SRA hires competition specialist to drive strategy


Armstrong: Former civil servant

A competition specialist is to join the Solicitors Regulation Authority as its new executive director for strategy and innovation.

Aileen Armstrong will take up her post in mid-June after leaving Ofwat, where she has been an executive director since 2016.

She currently leads teams focused on company performance and price reviews, recently delivering the methodology for the next price review, having previously led finance and governance programme, which looked at company leadership and financial resilience.

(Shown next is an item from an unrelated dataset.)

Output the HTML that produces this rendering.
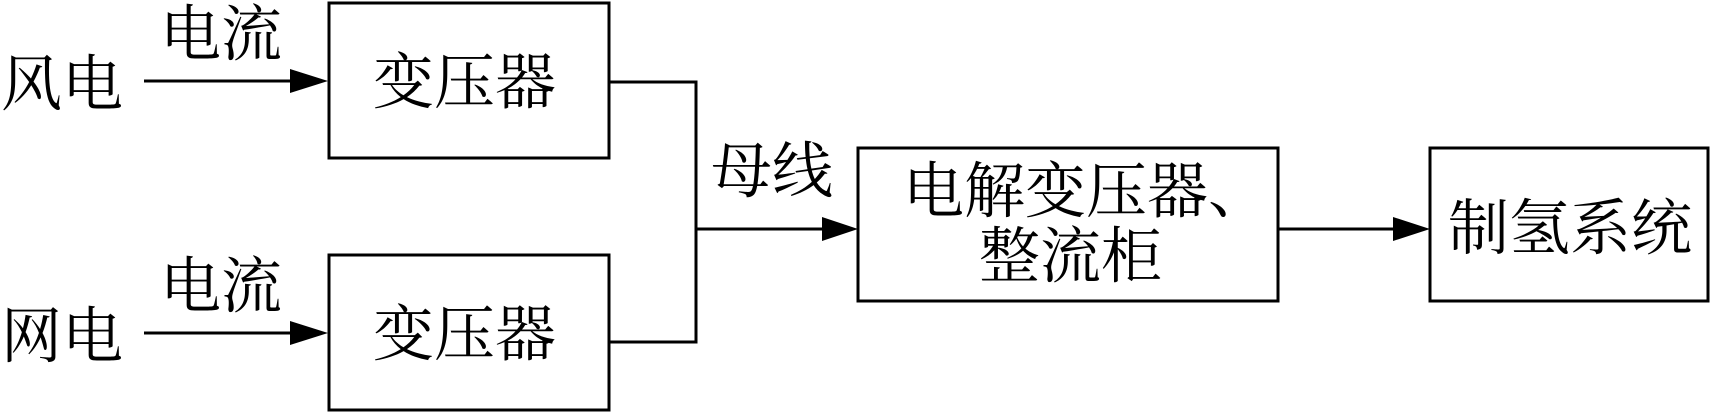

Originally a civil servant, Ms Armstrong was head of competition, markets and regulation at HM Treasury before Ofwat, and also worked earlier in her career at both the Office of Fair Trading – where she led approval of the Institute of Professional Willwriters’ code of practice – and Competition Commission.

Both bodies are now both part of the Competition and Markets Authority, whose review of the legal market that has pushed much of the reform agenda in recent years.

Ms Armstrong will replace Tracy Vegro, who left last September after two and a half years to become chief executive of the Chartered Institute for Securities & Investment.

Meanwhile, the Legal Services Board is on the hunt for a new director of policy and regulation, with Chris Nichols leaving to become the first chief executive of the Enforcement Conduct Board (ECB), the new independent oversight body for bailiffs in England and Wales.

Mr Nichols, who will start his new role in March, has been with the Legal Services Board since 2015 and took up his present role in 2018. He previously held policy roles at the Bar Standards Board and Ministry of Justice.

Mr Nichols said that, with an increasing number of people grappling with problem debt, “the need to ensure that high standards are prevailing across the enforcement industry is more important than ever”.

The ECB has been created with agreement between the enforcement industry and leading debt advice charities, including Money Advice Trust, Christians Against Poverty and Step Change.

Funded initially by a voluntary industry levy, the government has committed to reviewing the need to provide the ECB’s oversight with full legal authority by 2024.